La original mano de obra le demandó a Kalén unos tres años de recopilación de cantos. Resuelto ese primer paso, grabó parte en su estudio hogareño y parte (guitarras, bajos, teclados, percusiones) en Melopea, incluida la masterización a cargo de Mario Sobrino. “Trabajar en Melopea fue de ensueño. Muchos álbumes que me marcaron desde niño se grabaron allí”, enfatiza.
Por último, La música del tren concitó la atención tanto del INAMU como del Club del Disco, sello que lo terminó editando, y determinó el corolario de un 2022 agitado para su hacedor.

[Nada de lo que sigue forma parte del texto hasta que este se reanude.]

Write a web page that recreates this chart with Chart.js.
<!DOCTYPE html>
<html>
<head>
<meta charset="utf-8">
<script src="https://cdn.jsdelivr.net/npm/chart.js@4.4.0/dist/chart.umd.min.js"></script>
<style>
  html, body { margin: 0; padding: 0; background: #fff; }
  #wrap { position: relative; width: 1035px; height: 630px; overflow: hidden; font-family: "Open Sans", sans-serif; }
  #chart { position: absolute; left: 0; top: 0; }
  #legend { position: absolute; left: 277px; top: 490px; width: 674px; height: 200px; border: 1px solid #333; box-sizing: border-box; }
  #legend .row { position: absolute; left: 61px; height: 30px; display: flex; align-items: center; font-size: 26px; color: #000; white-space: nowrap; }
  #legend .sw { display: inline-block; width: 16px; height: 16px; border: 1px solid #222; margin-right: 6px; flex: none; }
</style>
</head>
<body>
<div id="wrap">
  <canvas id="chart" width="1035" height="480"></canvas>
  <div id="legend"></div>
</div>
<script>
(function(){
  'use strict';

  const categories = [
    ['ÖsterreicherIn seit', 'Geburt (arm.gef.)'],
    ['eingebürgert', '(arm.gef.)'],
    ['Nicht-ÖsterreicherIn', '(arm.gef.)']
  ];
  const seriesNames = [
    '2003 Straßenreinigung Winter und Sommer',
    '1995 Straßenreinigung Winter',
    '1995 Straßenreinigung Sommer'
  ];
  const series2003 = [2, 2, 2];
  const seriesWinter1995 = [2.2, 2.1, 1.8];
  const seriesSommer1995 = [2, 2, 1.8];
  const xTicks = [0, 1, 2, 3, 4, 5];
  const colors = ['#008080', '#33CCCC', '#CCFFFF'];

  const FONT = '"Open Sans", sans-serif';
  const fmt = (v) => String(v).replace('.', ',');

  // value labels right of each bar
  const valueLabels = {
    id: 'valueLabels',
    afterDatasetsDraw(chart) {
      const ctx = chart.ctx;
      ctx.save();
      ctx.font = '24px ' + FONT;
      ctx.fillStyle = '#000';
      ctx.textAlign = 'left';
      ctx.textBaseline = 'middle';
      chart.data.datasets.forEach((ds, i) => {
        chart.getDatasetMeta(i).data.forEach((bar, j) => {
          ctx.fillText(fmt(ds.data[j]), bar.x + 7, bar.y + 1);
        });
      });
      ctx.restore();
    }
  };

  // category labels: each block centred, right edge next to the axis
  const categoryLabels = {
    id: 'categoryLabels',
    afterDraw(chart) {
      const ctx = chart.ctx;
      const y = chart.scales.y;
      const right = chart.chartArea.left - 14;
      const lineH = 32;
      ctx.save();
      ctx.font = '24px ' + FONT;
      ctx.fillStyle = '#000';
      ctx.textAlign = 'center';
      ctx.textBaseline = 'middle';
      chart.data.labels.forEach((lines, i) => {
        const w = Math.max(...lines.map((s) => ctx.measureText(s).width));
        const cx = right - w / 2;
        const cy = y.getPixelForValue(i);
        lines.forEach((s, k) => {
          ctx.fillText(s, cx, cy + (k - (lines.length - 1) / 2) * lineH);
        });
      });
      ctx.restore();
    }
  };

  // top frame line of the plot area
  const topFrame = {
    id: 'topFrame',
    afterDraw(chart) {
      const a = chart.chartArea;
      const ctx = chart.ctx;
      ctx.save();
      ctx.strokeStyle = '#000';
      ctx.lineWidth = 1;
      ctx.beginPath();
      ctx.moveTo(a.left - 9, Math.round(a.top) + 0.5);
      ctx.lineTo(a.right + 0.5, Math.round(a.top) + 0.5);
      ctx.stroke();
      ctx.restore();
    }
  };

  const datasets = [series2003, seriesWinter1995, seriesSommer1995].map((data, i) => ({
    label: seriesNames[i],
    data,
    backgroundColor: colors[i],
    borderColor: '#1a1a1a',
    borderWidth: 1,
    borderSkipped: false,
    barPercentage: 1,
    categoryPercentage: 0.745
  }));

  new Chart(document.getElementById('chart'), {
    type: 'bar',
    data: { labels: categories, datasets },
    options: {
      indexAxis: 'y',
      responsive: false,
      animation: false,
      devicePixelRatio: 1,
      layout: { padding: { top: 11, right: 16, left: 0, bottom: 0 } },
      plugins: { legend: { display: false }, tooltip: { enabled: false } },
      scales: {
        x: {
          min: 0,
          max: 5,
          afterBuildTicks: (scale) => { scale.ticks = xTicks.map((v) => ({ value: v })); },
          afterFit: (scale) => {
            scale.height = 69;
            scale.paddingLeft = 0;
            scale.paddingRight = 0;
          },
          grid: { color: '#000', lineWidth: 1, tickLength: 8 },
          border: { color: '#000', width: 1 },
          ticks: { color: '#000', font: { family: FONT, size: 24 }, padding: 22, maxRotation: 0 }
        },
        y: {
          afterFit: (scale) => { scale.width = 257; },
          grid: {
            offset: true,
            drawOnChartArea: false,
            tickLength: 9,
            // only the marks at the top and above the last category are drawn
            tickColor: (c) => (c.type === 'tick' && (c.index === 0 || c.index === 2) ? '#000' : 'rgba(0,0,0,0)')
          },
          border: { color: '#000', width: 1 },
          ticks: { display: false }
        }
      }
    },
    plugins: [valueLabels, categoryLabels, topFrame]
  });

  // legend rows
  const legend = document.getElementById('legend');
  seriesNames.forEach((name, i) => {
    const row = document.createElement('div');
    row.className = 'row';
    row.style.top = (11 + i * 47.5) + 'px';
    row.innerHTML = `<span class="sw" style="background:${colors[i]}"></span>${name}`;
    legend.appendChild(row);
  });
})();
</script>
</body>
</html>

Un año que empezó con su rol clave en Above and Below, the Music of Allan Holdsworth, trabajo colectivo en homenaje al guitarrista británico, y siguió por Un pulso sobre la Tierra, obra literario musical lanzada por la Universidad Nacional de Avellaneda, y poblada por textos de Alejandra Pizarnik, interpretados por artistas del conurbano sur. El 24 de marzo, en tanto, salió el cuarto trabajo de la saga. Se llama Para vencer al terror y consiste en un corto referido a la Noche de los Lápices, filmado en el Pozo de Banfield.